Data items
========================================================================
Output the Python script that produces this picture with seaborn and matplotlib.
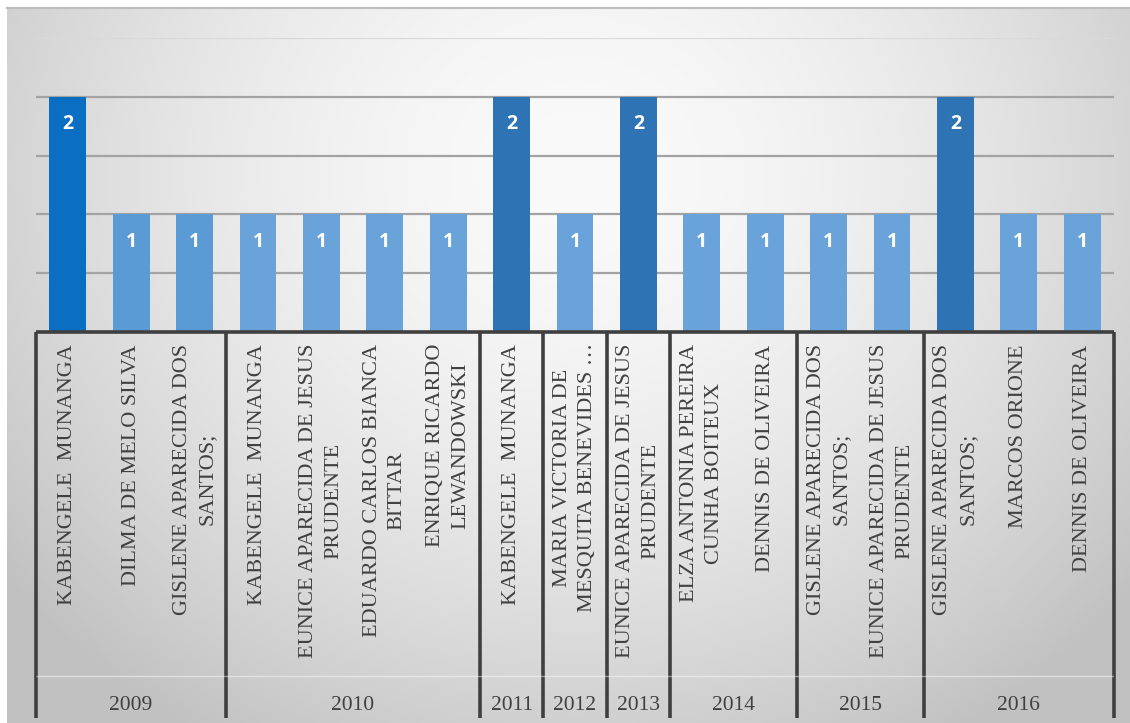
import numpy as np
import pandas as pd
import matplotlib
matplotlib.use("Agg")
import matplotlib.pyplot as plt
from matplotlib.lines import Line2D
from matplotlib.textpath import TextPath
from matplotlib.font_manager import FontProperties
from matplotlib.transforms import ScaledTranslation
import seaborn as sns

# ---- data ----
years = ["2009", "2009", "2009",
         "2010", "2010", "2010", "2010",
         "2011", "2012", "2013",
         "2014", "2014",
         "2015", "2015",
         "2016", "2016", "2016"]
names = ["KABENGELE  MUNANGA",
         "DILMA DE MELO SILVA",
         "GISLENE APARECIDA DOS\nSANTOS;",
         "KABENGELE  MUNANGA",
         "EUNICE APARECIDA DE JESUS\nPRUDENTE",
         "EDUARDO CARLOS BIANCA\nBITTAR",
         "ENRIQUE RICARDO\nLEWANDOWSKI",
         "KABENGELE  MUNANGA",
         "MARIA VICTORIA DE\nMESQUITA BENEVIDES …",
         "EUNICE APARECIDA DE JESUS\nPRUDENTE",
         "ELZA ANTONIA PEREIRA\nCUNHA BOITEUX",
         "DENNIS DE OLIVEIRA",
         "GISLENE APARECIDA DOS\nSANTOS;",
         "EUNICE APARECIDA DE JESUS\nPRUDENTE",
         "GISLENE APARECIDA DOS\nSANTOS;",
         "MARCOS ORIONE",
         "DENNIS DE OLIVEIRA"]
counts = [2, 1, 1, 1, 1, 1, 1, 2, 1, 2, 1, 1, 1, 1, 2, 1, 1]

# ---- styling ----
DARK_FIRST = "#0A6FC2"
DARK = "#2E74B5"
LIGHT_A = "#5B9BD5"
LIGHT_B = "#6AA3D9"
bar_colors = [DARK_FIRST, LIGHT_A, LIGHT_A,
              LIGHT_B, LIGHT_B, LIGHT_B, LIGHT_B,
              DARK, LIGHT_B, DARK,
              LIGHT_B, LIGHT_B, LIGHT_B, LIGHT_B,
              DARK, LIGHT_B, LIGHT_B]
TEXT = "#404040"
LINE = "#3f3f3f"
SERIF = "Liberation Serif"
NAME_SIZE = 16

df = pd.DataFrame({"slot": [f"{i:02d}" for i in range(len(counts))],
                   "year": years, "name": names, "count": counts})
palette = dict(zip(df["slot"], bar_colors))

W, H = 1130, 723
DPI = 100
fig = plt.figure(figsize=(W / DPI, H / DPI), dpi=DPI, facecolor="white")

# soft radial backdrop of the chart area
bx0, by_top = 7, 8
bg = fig.add_axes([bx0 / W, 0, 1 - bx0 / W, (H - by_top) / H])
gx, gy = np.meshgrid(np.linspace(bx0, W, 400), np.linspace(by_top, H, 300))
d = np.sqrt(((gx - 575) / 720) ** 2 + ((gy - 170) / 660) ** 2)
t = np.clip(d, 0, 1) ** 1.7
c0 = np.array([0.98, 0.98, 0.98])
c1 = np.array([0.76, 0.76, 0.76])
img = c0[None, None, :] * (1 - t[..., None]) + c1[None, None, :] * t[..., None]
bg.imshow(img, aspect="auto", extent=[0, 1, 0, 1], origin="upper")
bg.set_axis_off()
fig.add_artist(Line2D([bx0 / W, 1], [(H - by_top) / H] * 2,
                      transform=fig.transFigure, color="#bdbdbd", lw=1.5))

# ---- bars ----
left, right = 36, 1114
y0, ytop = 332, 38
ax = fig.add_axes([left / W, (H - y0) / H, (right - left) / W, (y0 - ytop) / H])
ax.set_facecolor("none")
sns.barplot(data=df, x="slot", y="count", hue="slot", palette=palette,
            legend=False, width=0.58, saturation=1, ax=ax, zorder=3)
ax.set_xlim(-0.5, len(counts) - 0.5)
ax.set_ylim(0, 2.5)
ax.set_yticks([0.5, 1.0, 1.5, 2.0, 2.5])
ax.grid(axis="y", color="#a3a3a3", lw=1.6, zorder=1)
ax.set_axisbelow(True)
gl = ax.yaxis.get_gridlines()
gl[-1].set_color("#d9d9d9")
ax.tick_params(left=False, bottom=False, labelleft=False, labelbottom=False)
ax.set_xlabel("")
ax.set_ylabel("")
for s in ax.spines.values():
    s.set_visible(False)

for cont in ax.containers:
    ax.bar_label(cont, fmt="%d", padding=-27, color="white",
                 fontsize=14, fontweight="bold", family="Open Sans")

# ---- two-level category axis ----
ybot = 718
cax = fig.add_axes([left / W, (H - ybot) / H, (right - left) / W, (ybot - y0) / H])
cax.set_xlim(-0.5, len(counts) - 0.5)
cax.set_ylim(0, 1)
cax.set_axis_off()

group_years = []
bounds = [0]
for i, y in enumerate(years):
    if i == 0 or y != years[i - 1]:
        group_years.append(y)
        if i > 0:
            bounds.append(i)
bounds.append(len(years))

cax.hlines(1, -0.5, len(counts) - 0.5, color=LINE, lw=2.6, clip_on=False)
cax.vlines([b - 0.5 for b in bounds], 0, 1, color=LINE, lw=2.6, clip_on=False)
cax.hlines((ybot - 676) / (ybot - y0), -0.5, len(counts) - 0.5,
           color="white", lw=1, alpha=0.45)

# vertical name labels: each block hangs from just under the axis line,
# lines stacked left-to-right and centred on one another
fp = FontProperties(family=SERIF, size=NAME_SIZE)
label_top_px = 345
line_pitch_px = 25
for i, nm in enumerate(names):
    lines = nm.split("\n")
    n = len(lines)
    lens_px = [TextPath((0, 0), ln, prop=fp).get_extents().width * DPI / 72
               for ln in lines]
    yc_px = label_top_px + max(lens_px) / 2
    yc = (ybot - yc_px) / (ybot - y0)
    for k, ln in enumerate(lines):
        dx = (k - (n - 1) / 2) * line_pitch_px / DPI
        tr = cax.transData + ScaledTranslation(dx, 0, fig.dpi_scale_trans)
        cax.text(i, yc, ln, rotation=90, rotation_mode="anchor",
                 ha="center", va="center", fontproperties=fp, color=TEXT,
                 transform=tr)

year_y = (ybot - 706) / (ybot - y0)
for k, yr in enumerate(group_years):
    xc = (bounds[k] + bounds[k + 1] - 1) / 2
    cax.text(xc, year_y, yr, ha="center", va="center", fontsize=15.5,
             color=TEXT, family=SERIF)

fig.savefig("out.png", dpi=DPI, facecolor="white")
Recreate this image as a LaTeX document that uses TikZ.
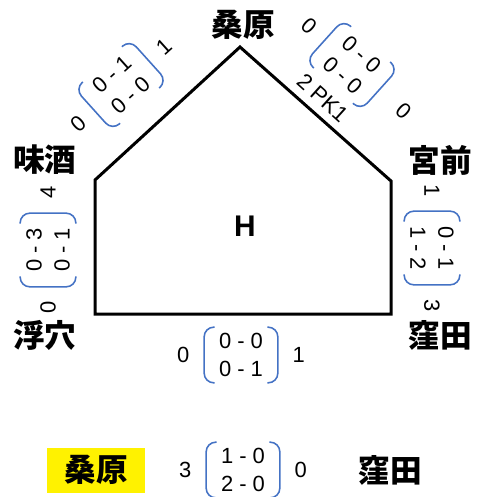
\documentclass[tikz,border=0pt]{standalone}
\usepackage{fontspec}
\setmainfont{Liberation Sans}
\newfontfamily\jpfont{Noto Sans CJK JP}
\usetikzlibrary{positioning}
\definecolor{bracketblue}{RGB}{68,114,196}

\newcommand{\scorecard}[8][0.29cm]{%
  \begin{scope}[shift={#2}, rotate=#3, transform shape]
    \node[pair] (#8) at (0,0) {#5\\#6};
    \draw[bracket] ([xshift=6pt]#8.north west) -- (#8.north west)
      -- (#8.south west) -- ([xshift=6pt]#8.south west);
    \draw[bracket] ([xshift=-6pt]#8.north east) -- (#8.north east)
      -- (#8.south east) -- ([xshift=-6pt]#8.south east);
    \node[score, left=0.29cm of #8] (#8-l) {#4};
    \node[score, right=#1 of #8] (#8-r) {#7};
  \end{scope}}

\begin{document}
\begin{tikzpicture}[x=0.02cm, y=-0.02cm,
      station/.style = {font=\jpfont\bfseries\fontsize{18}{20}\selectfont, inner sep=1pt},
      score/.style = {font=\fontsize{12.5}{16}\selectfont, inner sep=0pt},
      pair/.style = {font=\fontsize{12.5}{16}\selectfont, align=center, inner sep=0pt,
        minimum width=1.46cm, minimum height=1.1cm},
      bracket/.style = {draw=bracketblue, line width=0.9pt, rounded corners=5.5pt},
      plate/.style = {line width=0.06cm}]
    \useasboundingbox (0,0) rectangle (481,497);
    \draw[plate] (240,47) -- (391,181) -- (391,314) -- (95,314) -- (95,180) -- cycle;
    \node[font=\bfseries\fontsize{17}{17}\selectfont] (home) at (245,226) {H};
    \node[station] (kuwabara) at (243,25) {桑原};
    \node[station] (misake) at (45,160) {味酒};
    \node[station] (miyamae) at (440,160) {宮前};
    \node[station] (ukena) at (45,335) {浮穴};
    \node[station] (kubota) at (440,335) {窪田};
    \scorecard{(121,85)}{42}{0}{0 - 1}{0 - 0}{1}{upleft}
    \scorecard[0.52cm]{(352,65)}{-42}{0}{0 - 0}{0 - 0}{0}{upright}
    \begin{scope}[shift={(352,65)}, rotate=-42, transform shape]
      \node[score, below=0.16cm of upright] (pk) {2 PK1};
    \end{scope}
    \scorecard{(48,250)}{90}{0}{0 - 3}{0 - 1}{4}{left}
    \scorecard{(432,248)}{-90}{1}{0 - 1}{1 - 2}{3}{right}
    \scorecard{(241,355)}{0}{0}{0 - 0}{0 - 1}{1}{bottom}
    \node[station, fill=yellow, minimum width=1.96cm, minimum height=0.9cm] (winner) at (96,470) {桑原};
    \node[station] (loser) at (390,470) {窪田};
    \scorecard{(243,470)}{0}{3}{1 - 0}{2 - 0}{0}{final}
\end{tikzpicture}
\end{document}
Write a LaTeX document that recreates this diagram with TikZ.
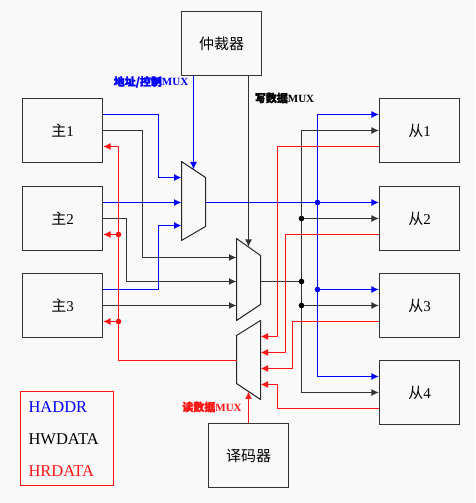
\documentclass[tikz,border=0pt]{standalone}
\usepackage{fontspec}
\setmainfont{Liberation Serif}
\newfontfamily\cjk{Noto Sans CJK SC}
\newfontfamily\cjkb[FakeBold=2]{Noto Sans CJK SC}
\usetikzlibrary{calc}
\usetikzlibrary{arrows.meta}
\definecolor{fond}{RGB}{249,249,249}
\definecolor{rouge}{RGB}{255,20,20}
% point de jonction
\newcommand{\Jonction}[2]{\fill[#1] (#2) circle (2.8) ;}

\begin{document}
\begin{tikzpicture}[x=1pt,y=1pt,>={Latex[length=7.5pt,width=7pt]},
    boite/.style={draw=black!80,line width=1.2pt,minimum width=80pt,
        minimum height=64pt,font=\fontsize{15}{18}\selectfont},
    mux/.style={draw=black!85,line width=1pt,join=round},
    adr/.style={draw=blue,line width=1.2pt},
    dat/.style={draw=black!80,line width=1.2pt},
    lec/.style={draw=rouge,line width=1.2pt},
    titre/.style={font=\fontsize{11}{13}\selectfont\bfseries}]

\fill[fond] (0,0) rectangle (475,503);

% maitres, esclaves, arbitre, decodeur
\node[boite] (M1) at (62.5,372.5) {{\cjk 主}1};
\node[boite] (M2) at (62.5,284.5) {{\cjk 主}2};
\node[boite] (M3) at (62.5,197.5) {{\cjk 主}3};
\node[boite] (S1) at (419.5,372.5) {{\cjk 从}1};
\node[boite] (S2) at (419.5,284.5) {{\cjk 从}2};
\node[boite] (S3) at (419.5,197.5) {{\cjk 从}3};
\node[boite] (S4) at (419.5,110.5) {{\cjk 从}4};
\node[boite] (Arb) at (221.5,459.5) {\cjk 仲裁器};
\node[boite] (Dec) at (248.5,47.5) {\cjk 译码器};

% les trois MUX
\draw[mux] (181.5,341.5)--(205.5,325.5)--(205.5,276.5)--(181.5,262.5)--cycle;
\coordinate (A1) at (181.5,325.5) ;
\coordinate (A2) at (181.5,300.5) ;
\coordinate (A3) at (181.5,277.5) ;
\coordinate (Ao) at (205.5,300.5) ;
\coordinate (At) at (193.5,333.5) ;

\draw[mux] (236.5,264.5)--(260.5,247.5)--(260.5,198.5)--(236.5,182.5)--cycle;
\coordinate (W1) at (236.5,245.5) ;
\coordinate (W2) at (236.5,221.5) ;
\coordinate (W3) at (236.5,197.5) ;
\coordinate (Wo) at (260.5,221.5) ;
\coordinate (Wt) at (248.5,256) ;

\draw[mux] (236.5,167.5)--(260.5,182.5)--(260.5,103.5)--(236.5,119.5)--cycle;
\coordinate (R1) at (260.5,166.5) ;
\coordinate (R2) at (260.5,150.5) ;
\coordinate (R3) at (260.5,134.5) ;
\coordinate (R4) at (260.5,118.5) ;
\coordinate (Ro) at (236.5,142.5) ;
\coordinate (Rb) at (248.5,111.5) ;

\node[titre,blue] (tA) at (151,421) {{\cjkb 地址/控制}MUX};
\node[titre] (tW) at (284.5,405) {{\cjkb 写数据}MUX};
\node[titre,rouge] (tR) at (212,96) {{\cjkb 读数据}MUX};

% HADDR
\draw[adr,->] (Arb.south -| At) -- (At);
\draw[adr,->] (M1.east) ++(0,16) -| (158.5,325.5) -- (A1);
\draw[adr,->] (M2.east) ++(0,16) -- (A2);
\draw[adr,->] (M3.east) ++(0,16) -| (158.5,277.5) -- (A3);
\draw[adr,->] (Ao) -- (Ao -| S2.west);
\draw[adr,<->] ($(S1.west)+(0,16)$) -| (317.5,126.5) -- ($(S4.west)+(0,16)$);
\draw[adr,->] (317.5,213.5) -- ($(S3.west)+(0,16)$);
\Jonction{blue}{317.5,300.5}
\Jonction{blue}{317.5,213.5}

% HWDATA
\draw[dat,->] (Arb.south -| Wt) -- (Wt);
\draw[dat,->] (M1.east) -| (142.5,245.5) -- (W1);
\draw[dat,->] (M2.east) -| (126.5,221.5) -- (W2);
\draw[dat,->] (M3.east) -- (W3);
\draw[dat] (Wo) -- (301.5,221.5);
\draw[dat,<->] (S1.west) -| (301.5,110.5) -- (S4.west);
\draw[dat,->] (301.5,284.5) -- (S2.west);
\draw[dat,->] (301.5,197.5) -- (S3.west);
\Jonction{black}{301.5,284.5}
\Jonction{black}{301.5,221.5}
\Jonction{black}{301.5,197.5}

% HRDATA
\draw[lec,->] (Dec.north -| Rb) -- (Rb);
\draw[lec,->] (S1.west) ++(0,-16) -| (277.5,166.5) -- (R1);
\draw[lec,->] (S2.west) ++(0,-16) -| (285.5,150.5) -- (R2);
\draw[lec,->] (S3.west) ++(0,-16) -| (292.5,134.5) -- (R3);
\draw[lec,->] (S4.west) ++(0,-16) -| (277.5,118.5) -- (R4);
\draw[lec,->] (Ro) -| (118.5,356.5) -- ($(M1.east)+(0,-16)$);
\draw[lec,->] (118.5,268.5) -- ($(M2.east)+(0,-16)$);
\draw[lec,->] (118.5,181.5) -- ($(M3.east)+(0,-16)$);
\Jonction{rouge}{118.5,268.5}
\Jonction{rouge}{118.5,181.5}

% legende
\draw[rouge,line width=1pt] (20.5,17.5) rectangle (113.5,111.5);
\node[anchor=west,blue,font=\fontsize{16.5}{18}\selectfont] (L1) at (25,96) {HADDR};
\node[anchor=west,font=\fontsize{16.5}{18}\selectfont] (L2) at (25,64) {HWDATA};
\node[anchor=west,rouge,font=\fontsize{16.5}{18}\selectfont] (L3) at (25,32) {HRDATA};

\end{tikzpicture}
\end{document}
========================================================================
■ **Given problem**: Print, exactly as written, the lines above from the first one to the one containing "import seaborn as sns". Leave out pictures.

■ **Correct output**:
Output the Python script that produces this picture with seaborn and matplotlib.
import numpy as np
import pandas as pd
import matplotlib
matplotlib.use("Agg")
import matplotlib.pyplot as plt
from matplotlib.lines import Line2D
from matplotlib.textpath import TextPath
from matplotlib.font_manager import FontProperties
from matplotlib.transforms import ScaledTranslation
import seaborn as sns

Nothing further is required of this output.